In other words, Japan’s armed, air and naval forces will be merged with the U.S. military in Japan and will operate together with it.
“The United States appeared to select Japan as a headquarters in Northeast Asia to carry out its global strategy, based on the assessment that the risk of war on the Korean Peninsula has been reduced significantly,” said Kensuke Ebata, a correspondent with the British military weekly Jane’s Defense and a professor at Takushoku University. “Japan was selected because it is superior in various factors including political stability, infrastructure and financial resources.”
Other military experts said the United States appeared to decide that the South Korean forces have continuously upgraded their capabilities, and were capable of handling the situation on the Korean Peninsula alone at a primary level.
In case of any emergency, the United States planned to carry out operations jointly with Japan through its new headquarters in Japan.
To this end, military specialists said, the realignment plan includes the construction of new emergency runways at the Tsuiki base in Fukuoka prefecture and at the New Tabaru Air Force Base in Miyazaki prefecture, both located close to the Korean Peninsula.
“Separately from how things are going on with the realignment of the U.S. Forces in Korea, including the disassembly of the Combined Forces Command there, the United States made clear its intention to use Japan as its regional post in Northeast Asia,” a senior official at Japan’s Self Defense Forces said.
The news about the U.S.-Japan plan to integrate their military operations made headlines in the Japanese media soon after it was announced.
The Nihon Keizai Shimbun reported that the two countries’ relations had entered a new era, in which Tokyo and Washington will together cope with threats to the region’s peace and stability.
The Mainichi Shimbun said the two countries made a declaration that they will form “a world-level alliance” to jointly handle newly emerging factors of instability, such as terrorism and China’s growing power.
Last year, a senior U.S. military official also voiced concern about China’s growing military presence in the region. China was continuously strengthening its naval forces, and Admiral Gary Roughead, commander of the U.S. Pacific Fleet, said China’s reinforcement of its naval power will eventually lead to its entry into the Pacific. He said that the United States could not rule out the possibility that such a development would create a conflict with the United States in the region.
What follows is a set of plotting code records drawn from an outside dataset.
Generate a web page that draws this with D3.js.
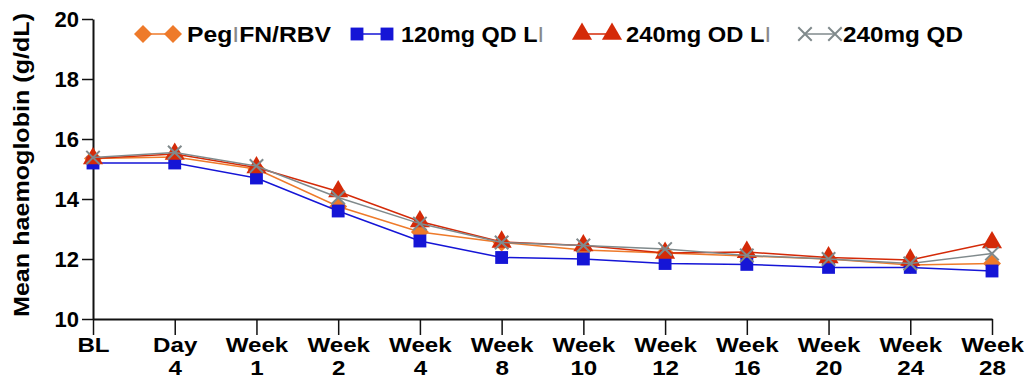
<!DOCTYPE html>
<html>
<head>
<meta charset="utf-8">
<script src="https://cdn.jsdelivr.net/npm/d3@7"></script>
<style>
  body { margin: 0; background: #fff; }
  svg text { font-family: "Liberation Sans", Arial, sans-serif; }
</style>
</head>
<body>
<div id="chart"></div>
<script>
"use strict";

// timepoints on the x axis (two-line labels)
var timepoints = ["BL", "Day 4", "Week 1", "Week 2", "Week 4", "Week 8", "Week 10",
                  "Week 12", "Week 16", "Week 20", "Week 24", "Week 28"];

// mean haemoglobin, g/dL
var pegIfn   = [15.35, 15.4, 15.0, 13.75, 12.9, 12.55, 12.3, 12.2, 12.1, 12.0, 11.8, 11.85];
var qd120Li  = [15.2, 15.2, 14.7, 13.6, 12.6, 12.05, 12.0, 11.85, 11.82, 11.72, 11.72, 11.6];
var od240Li  = [15.35, 15.5, 15.05, 14.25, 13.25, 12.57, 12.45, 12.2, 12.23, 12.05, 11.97, 12.55];
var qd240    = [15.38, 15.55, 15.1, 14.05, 13.18, 12.55, 12.45, 12.33, 12.12, 12.0, 11.85, 12.18];

var yTicks = [10, 12, 14, 16, 18, 20];

// legend labels: the "I" is drawn thin and grey in the original
var series = [
  { name: ["Peg", "I", "FN/RBV"], values: pegIfn,  color: "#ee7a2a", symbol: "diamond" },
  { name: ["120mg QD L", "I", ""], values: qd120Li, color: "#1515d6", symbol: "square" },
  { name: ["240mg OD L", "I", ""], values: od240Li, color: "#d42a08", symbol: "triangle" },
  { name: ["240mg QD", "", ""],   values: qd240,   color: "#808a8c", symbol: "cross" }
];

var width = 1027, height = 383;
var margin = { left: 93, right: 35, top: 19, bottom: 64 };

var svg = d3.select("#chart").append("svg")
  .attr("width", width).attr("height", height);

var x = d3.scalePoint().domain(timepoints).range([margin.left, width - margin.right]);
var y = d3.scaleLinear().domain([10, 20]).range([height - margin.bottom, margin.top]);

// y axis
var yAxis = svg.append("g")
  .attr("transform", "translate(" + margin.left + ",0)")
  .call(d3.axisLeft(y).tickValues(yTicks).tickSize(11).tickSizeOuter(0));
yAxis.select(".domain").attr("stroke", "#111").attr("stroke-width", 2);
yAxis.selectAll(".tick line").attr("stroke", "#111").attr("stroke-width", 1.5);
yAxis.selectAll(".tick text")
  .attr("font-size", 22).attr("font-weight", "bold").attr("fill", "#000")
  .attr("x", -14).attr("dy", "0.36em");

// x axis
var xAxis = svg.append("g")
  .attr("transform", "translate(0," + y(10) + ")")
  .call(d3.axisBottom(x).tickSize(16).tickSizeOuter(0).tickFormat(""));
xAxis.select(".domain").attr("stroke", "#111").attr("stroke-width", 2);
xAxis.selectAll(".tick line").attr("stroke", "#111").attr("stroke-width", 1.5);
xAxis.selectAll(".tick").each(function (d) {
  var parts = d.split(" ");
  var t = d3.select(this).append("text")
    .attr("fill", "#000").attr("font-size", 21).attr("font-weight", "bold")
    .attr("text-anchor", "middle")
    .attr("transform", "scale(1.15,1)");
  parts.forEach(function (p, i) {
    t.append("tspan").attr("x", 0).attr("y", 33 + i * 23).text(p);
  });
});

// y axis title
svg.append("text")
  .attr("transform", "translate(29," + (margin.top + 146) + ") rotate(-90)")
  .attr("text-anchor", "middle")
  .attr("font-size", 22).attr("font-weight", "bold")
  .attr("textLength", 304).attr("lengthAdjust", "spacingAndGlyphs")
  .text("Mean haemoglobin (g/dL)");

function symbolPath(kind) {
  if (kind === "diamond") return "M0,-9L9,0L0,9L-9,0Z";
  if (kind === "square") return d3.symbol().type(d3.symbolSquare).size(165)();
  if (kind === "triangle") return d3.symbol().type(d3.symbolTriangle).size(175)();
  return d3.symbol().type(d3.symbolTimes).size(120)();
}

function drawMarker(g, s) {
  var p = g.append("path").attr("d", symbolPath(s.symbol));
  if (s.symbol === "cross") {
    p.attr("fill", "none").attr("stroke", s.color).attr("stroke-width", 2);
  } else {
    p.attr("fill", s.color);
  }
  return p;
}

var line = d3.line()
  .x(function (d, i) { return x(timepoints[i]); })
  .y(function (d) { return y(d); });

series.forEach(function (s) {
  var g = svg.append("g");
  g.append("path")
    .attr("d", line(s.values))
    .attr("fill", "none").attr("stroke", s.color).attr("stroke-width", 1.5);
  s.values.forEach(function (v, i) {
    var m = g.append("g").attr("transform", "translate(" + x(timepoints[i]) + "," + y(v) + ")");
    drawMarker(m, s);
  });
});

// legend
var legendX = [143, 357, 582, 805];
var legendW = [144, 143, 145, 120];
series.forEach(function (s, i) {
  var g = svg.append("g").attr("transform", "translate(" + legendX[i] + ",34)");
  var gap = 30;
  g.append("line").attr("x1", 0).attr("x2", gap).attr("stroke", s.color).attr("stroke-width", 1.5);
  drawMarker(g.append("g"), s);
  drawMarker(g.append("g").attr("transform", "translate(" + gap + ",0)"), s);
  var t = g.append("text").attr("x", gap + (s.symbol === "cross" ? 8 : 14)).attr("y", 8)
    .attr("font-size", 22).attr("font-weight", "bold")
    .attr("textLength", legendW[i]).attr("lengthAdjust", "spacingAndGlyphs");
  t.append("tspan").text(s.name[0]);
  if (s.name[1]) {
    t.append("tspan").attr("font-weight", "normal").attr("fill", "#888").text(s.name[1]);
  }
  if (s.name[2]) t.append("tspan").text(s.name[2]);
});
</script>
</body>
</html>
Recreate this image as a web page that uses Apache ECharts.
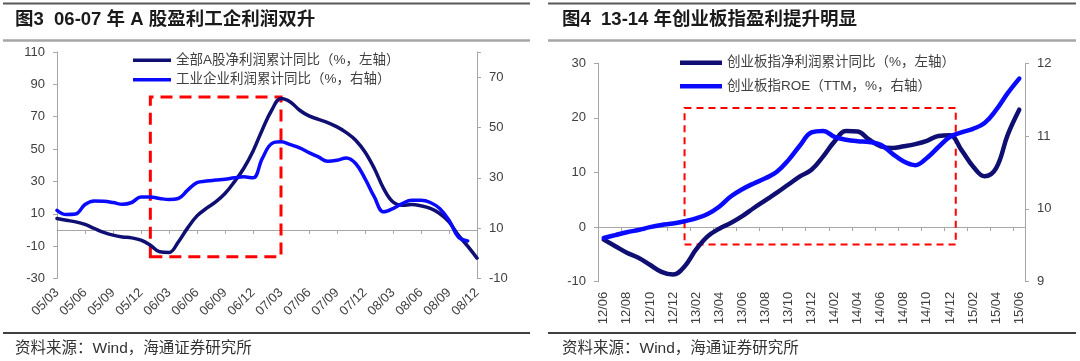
<!DOCTYPE html>
<html><head><meta charset="utf-8">
<script src="https://cdn.jsdelivr.net/npm/echarts@6/dist/echarts.min.js"></script>
<style>html,body{margin:0;padding:0;background:#fff;}#c{width:1080px;height:361px;}</style>
</head><body><div id="c"></div>
<script>
// ---------- data ----------
const titleLeft = '图3  06-07 年 A 股盈利工企利润双升';
const titleRight = '图4  13-14 年创业板指盈利提升明显';
const sourceText = '资料来源：Wind，海通证券研究所';

const leftCats = ['05/03','05/04','05/05','05/06','05/07','05/08','05/09','05/10','05/11','05/12',
  '06/01','06/02','06/03','06/04','06/05','06/06','06/07','06/08','06/09','06/10','06/11','06/12',
  '07/01','07/02','07/03','07/04','07/05','07/06','07/07','07/08','07/09','07/10','07/11','07/12',
  '08/01','08/02','08/03','08/04','08/05','08/06','08/07','08/08','08/09','08/10','08/11','08/12'];
const leftNames = ['全部A股净利润累计同比（%，左轴）', '工业企业利润累计同比（%，右轴）'];
const leftProfitA = [7.1,6.0,5.0,3.4,0.9,-1.5,-3.2,-4.3,-4.9,-6.3,
  -9.4,-13.5,-13.9,-7.4,1.3,8.7,13.3,17.3,22.5,29.7,38.0,48.7,
  62.0,74.0,81.2,79.1,74.0,70.5,68.4,66.4,63.7,60.2,55.5,48.2,
  38.0,25.6,17.3,15.3,15.7,14.9,13.3,10.2,5.0,-3.2,-10.0,-17.4];
const leftIndustrial = [17.1,15.4,15.6,19.4,20.8,20.7,20.2,19.5,20.2,22.4,
  22.4,21.8,21.4,21.8,25.1,28.1,28.7,29.1,29.4,30.0,30.4,30.0,
  37.7,43.6,44.3,43.2,41.9,40.0,38.3,36.6,37.0,37.9,35.7,29.7,
  22.4,16.5,17.8,19.8,21.1,21.1,20.2,17.8,13.2,6.5,4.9,null];
const leftAxisL = [-30, 110, 20];
const leftAxisR = [-10, 80, 20];
const leftBox = ['06/01', '07/03', -16.6, 82.2];

const rightCats = ['12/06','12/07','12/08','12/09','12/10','12/11','12/12',
  '13/01','13/02','13/03','13/04','13/05','13/06','13/07','13/08','13/09','13/10','13/11','13/12',
  '14/01','14/02','14/03','14/04','14/05','14/06','14/07','14/08','14/09','14/10','14/11','14/12',
  '15/01','15/02','15/03','15/04','15/05','15/06'];
const rightNames = ['创业板指净利润累计同比（%，左轴）', '创业板指ROE（TTM，%，右轴）'];
const rightProfit = [-2.3,-3.5,-4.7,-5.6,-6.9,-8.2,-8.7,
  -7.2,-4.1,-1.7,-0.3,0.75,2.0,3.5,4.9,6.3,7.8,9.3,10.5,
  12.9,15.7,17.6,17.5,16.0,14.8,14.5,14.8,15.2,15.8,16.7,16.8,
  14.1,11.1,9.3,10.8,16.9,21.5];
const rightROE = [9.60,9.64,9.68,9.71,9.75,9.78,9.80,
  9.83,9.87,9.93,10.03,10.17,10.27,10.35,10.42,10.51,10.67,10.87,11.05,
  11.07,10.99,10.95,10.93,10.92,10.88,10.76,10.65,10.60,10.70,10.85,10.99,
  11.05,11.10,11.18,11.36,11.59,11.79];
const rightAxisL = [-10, 30, 10];
const rightAxisR = [9, 12, 1];
const rightBox = [7, 30.5, -3.2, 21.8];

// ---------- styles ----------
const FONT = "'Liberation Sans','Noto Sans CJK SC',sans-serif";
const TXT = '#404040';
const AX = '#a6a6a6';
const NAVY = '#0f0f73';
const BLUE = '#0a0aff';
const RED = '#ff0000';

function hline(x1, x2, y, color, w) {
  return {type:'line', silent:true, shape:{x1:x1, y1:y, x2:x2, y2:y}, style:{stroke:color, lineWidth:w}};
}
function yAx(grid, pos, ax, hideMax) {
  return {
    type:'value', gridIndex:grid, position:pos, min:ax[0], max:ax[1], interval:ax[2],
    axisLine:{show:true, onZero:false, lineStyle:{color:AX, width:1}},
    axisTick:{show:true, length:4, inside:false, lineStyle:{color:AX}},
    splitLine:{show:false},
    axisLabel:{margin:12, fontSize:13, color:TXT, fontFamily:FONT,
      formatter: function(v){ return (hideMax && v === ax[1]) ? '' : String(v); }}
  };
}
function lineSeries(name, xi, yi, data, color, w) {
  return {name:name, type:'line', xAxisIndex:xi, yAxisIndex:yi, data:data, smooth:0.4,
    symbol:'none', showSymbol:false, connectNulls:false, z:3,
    lineStyle:{color:color, width:w, cap:'round', join:'round'}, itemStyle:{color:color}};
}
function legend(names, left, top, w, h, gap) {
  return {orient:'vertical', left:left, top:top, padding:0, itemWidth:w, itemHeight:h, itemGap:gap,
    icon:'rect', selectedMode:false, data:names,
    textStyle:{fontSize:13.5, color:TXT, fontFamily:FONT}};
}

const option = {
  animation:false,
  backgroundColor:'#ffffff',
  textStyle:{fontFamily:FONT},
  title:[
    {text:titleLeft, left:15, top:10.5, padding:0, textStyle:{fontSize:18.5, fontWeight:'bold', color:'#1a1a1a', fontFamily:FONT}},
    {text:titleRight, left:562, top:10.5, padding:0, textStyle:{fontSize:18.5, fontWeight:'bold', color:'#1a1a1a', fontFamily:FONT}},
    {text:sourceText, left:15, top:340.5, padding:0, textStyle:{fontSize:15.5, fontWeight:'normal', color:'#333', fontFamily:FONT}},
    {text:sourceText, left:562, top:340.5, padding:0, textStyle:{fontSize:15.5, fontWeight:'normal', color:'#333', fontFamily:FONT}}
  ],
  graphic:[
    hline(3, 530, 3.5, '#595959', 2),
    hline(3, 530, 40.5, '#a6a6a6', 2.5),
    hline(3, 530, 333, '#404040', 2),
    hline(548, 1076, 3.5, '#595959', 2),
    hline(548, 1076, 40.5, '#a6a6a6', 2.5),
    hline(548, 1076, 333, '#404040', 2)
  ],
  grid:[
    {left:57, top:52, width:420, height:226.5, outerBoundsMode:'none', containLabel:false},
    {left:598, top:63.3, width:427, height:218.4, outerBoundsMode:'none', containLabel:false}
  ],
  legend:[
    legend(leftNames, 133, 53.5, 38, 3.5, 6),
    legend(rightNames, 680, 56, 42, 4.5, 10)
  ],
  xAxis:[
    {type:'category', gridIndex:0, data:leftCats, boundaryGap:false,
      axisLine:{show:true, onZero:true, onZeroAxisIndex:0, lineStyle:{color:AX, width:1}},
      axisTick:{show:true, interval:2, length:4, lineStyle:{color:AX}},
      axisLabel:{interval:2, rotate:45, margin:12, fontSize:13, color:TXT, fontFamily:FONT},
      splitLine:{show:false}},
    {type:'category', gridIndex:1, data:rightCats, boundaryGap:true,
      axisLine:{show:true, onZero:true, onZeroAxisIndex:2, lineStyle:{color:AX, width:1}},
      axisTick:{show:true, interval:1, length:4, lineStyle:{color:AX}},
      axisLabel:{interval:1, rotate:90, margin:10, fontSize:13, color:TXT, fontFamily:FONT},
      splitLine:{show:false}},
    {type:'value', gridIndex:1, min:-0.5, max:36.5, show:false,
      axisLine:{onZero:false}, splitLine:{show:false}}
  ],
  yAxis:[
    yAx(0, 'left', leftAxisL, false),
    yAx(0, 'right', leftAxisR, true),
    yAx(1, 'left', rightAxisL, false),
    yAx(1, 'right', rightAxisR, false)
  ],
  series:[
    lineSeries(leftNames[0], 0, 0, leftProfitA, NAVY, 3.5),
    lineSeries(leftNames[1], 0, 1, leftIndustrial, BLUE, 3.5),
    lineSeries(rightNames[0], 1, 2, rightProfit, NAVY, 4.5),
    lineSeries(rightNames[1], 1, 3, rightROE, BLUE, 4.5),
    {type:'line', xAxisIndex:0, yAxisIndex:0, data:[], z:6,
      markArea:{silent:true, label:{show:false},
        itemStyle:{color:'rgba(0,0,0,0)', borderColor:RED, borderWidth:3, borderType:[12,7]},
        data:[[{xAxis:leftBox[0], yAxis:leftBox[2]}, {xAxis:leftBox[1], yAxis:leftBox[3]}]]}},
    {type:'line', xAxisIndex:2, yAxisIndex:2, data:[], z:6,
      markArea:{silent:true, label:{show:false},
        itemStyle:{color:'rgba(0,0,0,0)', borderColor:RED, borderWidth:2, borderType:[7,5]},
        data:[[{xAxis:rightBox[0], yAxis:rightBox[2]}, {xAxis:rightBox[1], yAxis:rightBox[3]}]]}}
  ]
};
const chart = echarts.init(document.getElementById('c'), null, {renderer:'canvas'});
chart.setOption(option);
</script>
</body></html>
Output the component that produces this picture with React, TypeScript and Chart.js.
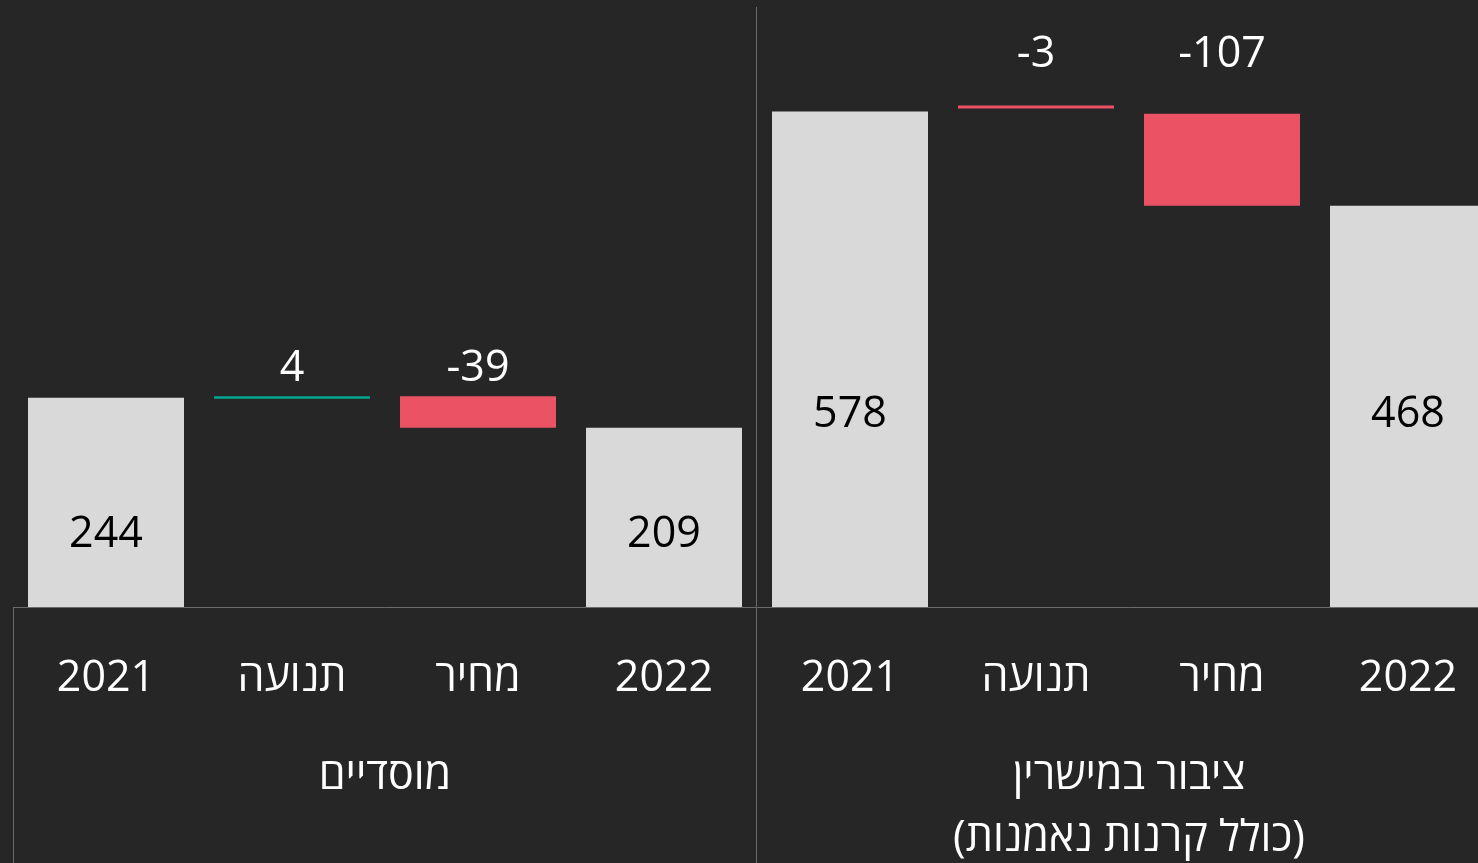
import React, { useEffect, useRef } from 'react';
import { Chart, registerables } from 'chart.js';

Chart.register(...registerables);

// ---- data ----
const categories = ['2021', 'תנועה', 'מחיר', '2022', '2021', 'תנועה', 'מחיר', '2022'];
const groupLabels = ['מוסדיים', ['ציבור במישרין', '(כולל קרנות נאמנות)']];
const values = [244, 4, -39, 209, 578, -3, -107, 468];
const barFrom = [0, 243, 209, 0, 0, 581.5, 468, 0];
const barTo = [244, 246, 246, 209, 578, 585, 575.5, 468];
const barKind = ['total', 'up', 'down', 'total', 'total', 'down', 'down', 'total'];
const labelAt = [70, 264, 264, 70, 210, 630, 630, 210];

// ---- style ----
const FONT = '"Open Sans", "Liberation Sans", "DejaVu Sans", sans-serif';
const BG = '#262626';
const LINE = '#6b6b6b';
const COLORS: Record<string, string> = { total: '#d9d9d9', up: '#00a890', down: '#eb5264' };
const TEXT_SIZE = 43;

const valueLabelPlugin = {
  id: 'valueLabels',
  afterDatasetsDraw(chart: any) {
    const { ctx } = chart;
    const meta = chart.getDatasetMeta(0);
    const y = chart.scales.y;
    ctx.save();
    ctx.direction = 'ltr';
    ctx.font = `${TEXT_SIZE}px ${FONT}`;
    ctx.textAlign = 'center';
    ctx.textBaseline = 'alphabetic';
    meta.data.forEach((bar: any, i: number) => {
      ctx.fillStyle = barKind[i] === 'total' ? '#000000' : '#ffffff';
      ctx.fillText(String(values[i]), bar.x, y.getPixelForValue(labelAt[i]));
    });
    ctx.restore();
  },
};

const dividerPlugin = {
  id: 'dividers',
  afterDraw(chart: any) {
    const { ctx, chartArea } = chart;
    const x = chart.scales.x;
    const bottom = chart.height;
    const mid = (x.left + x.right) / 2;
    ctx.save();
    ctx.strokeStyle = LINE;
    ctx.lineWidth = 1;
    ctx.beginPath();
    [x.left, x.right].forEach((px: number) => {
      const p = Math.round(px) + 0.5;
      ctx.moveTo(p, chartArea.bottom);
      ctx.lineTo(p, bottom);
    });
    const m = Math.round(mid) - 0.5;
    ctx.moveTo(m, chartArea.top);
    ctx.lineTo(m, bottom);
    ctx.stroke();
    ctx.restore();
  },
};

export default function App() {
  const ref = useRef<HTMLCanvasElement>(null);

  useEffect(() => {
    document.body.style.margin = '0';
    document.body.style.background = BG;
    Chart.defaults.font.family = FONT;
    const canvas = ref.current!;
    const chart = new Chart(canvas, {
      type: 'bar',
      data: {
        labels: categories,
        datasets: [
          {
            data: categories.map((_, i) => [barFrom[i], barTo[i]]) as any,
            backgroundColor: barKind.map((k) => COLORS[k]),
            borderWidth: 0,
            barPercentage: 156 / 186,
            categoryPercentage: 1,
          },
        ],
      },
      options: {
        responsive: false,
        animation: false,
        layout: { padding: { left: 13, right: 19, top: 7, bottom: 0 } },
        plugins: { legend: { display: false }, tooltip: { enabled: false } },
        scales: {
          y: { display: false, min: 0, max: 700 },
          x: {
            position: 'bottom',
            weight: 0,
            offset: true,
            z: 1,
            grid: { display: false, drawTicks: false },
            border: { display: true, color: LINE, width: 1 },
            ticks: {
              color: '#ffffff',
              font: { size: TEXT_SIZE },
              padding: 46,
              maxRotation: 0,
              autoSkip: false,
            },
            afterFit: (s: any) => {
              s.height = 96;
            },
          },
          x2: {
            type: 'category',
            labels: groupLabels as any,
            position: 'bottom',
            weight: 1,
            offset: true,
            grid: { display: false, drawTicks: false },
            border: { display: false },
            ticks: {
              color: '#ffffff',
              font: { size: TEXT_SIZE, lineHeight: '62px' },
              padding: 43,
              maxRotation: 0,
              autoSkip: false,
            },
            afterFit: (s: any) => {
              s.height = 160;
            },
          },
        } as any,
      },
      plugins: [valueLabelPlugin, dividerPlugin],
    });
    return () => chart.destroy();
  }, []);

  return (
    <div style={{ position: 'fixed', left: 0, top: 0, right: 0, bottom: 0, overflow: 'hidden', background: BG }}>
      <canvas
        ref={ref}
        width={1520}
        height={863}
        dir="rtl"
        style={{ display: 'block', direction: 'rtl', width: 1520, height: 863 }}
      />
    </div>
  );
}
While the Japanese media and military experts have attached great significance to the U.S. troops’ planned realignment in Japan, Japan’s political opposition parties pointed out that no agreement has been made as to how Washington and Tokyo will divide the financial burdens to carry out the relocations.
The opposition parties said the two countries have agreed to share the cost of relocating U.S. marines from Okinawa to Guam, but no other agreement has been made yet. They said the matter would be thoroughly examined by Japan’s legislature.
The United States had initially asked Japan to pay 75 percent of the cost to relocate the U.S. marines to Guam from Okinawa, but made a concession in the end by lowering Tokyo’s portion of the share to 59 percent, saying it was taking the importance of the two countries’ military alliance into account.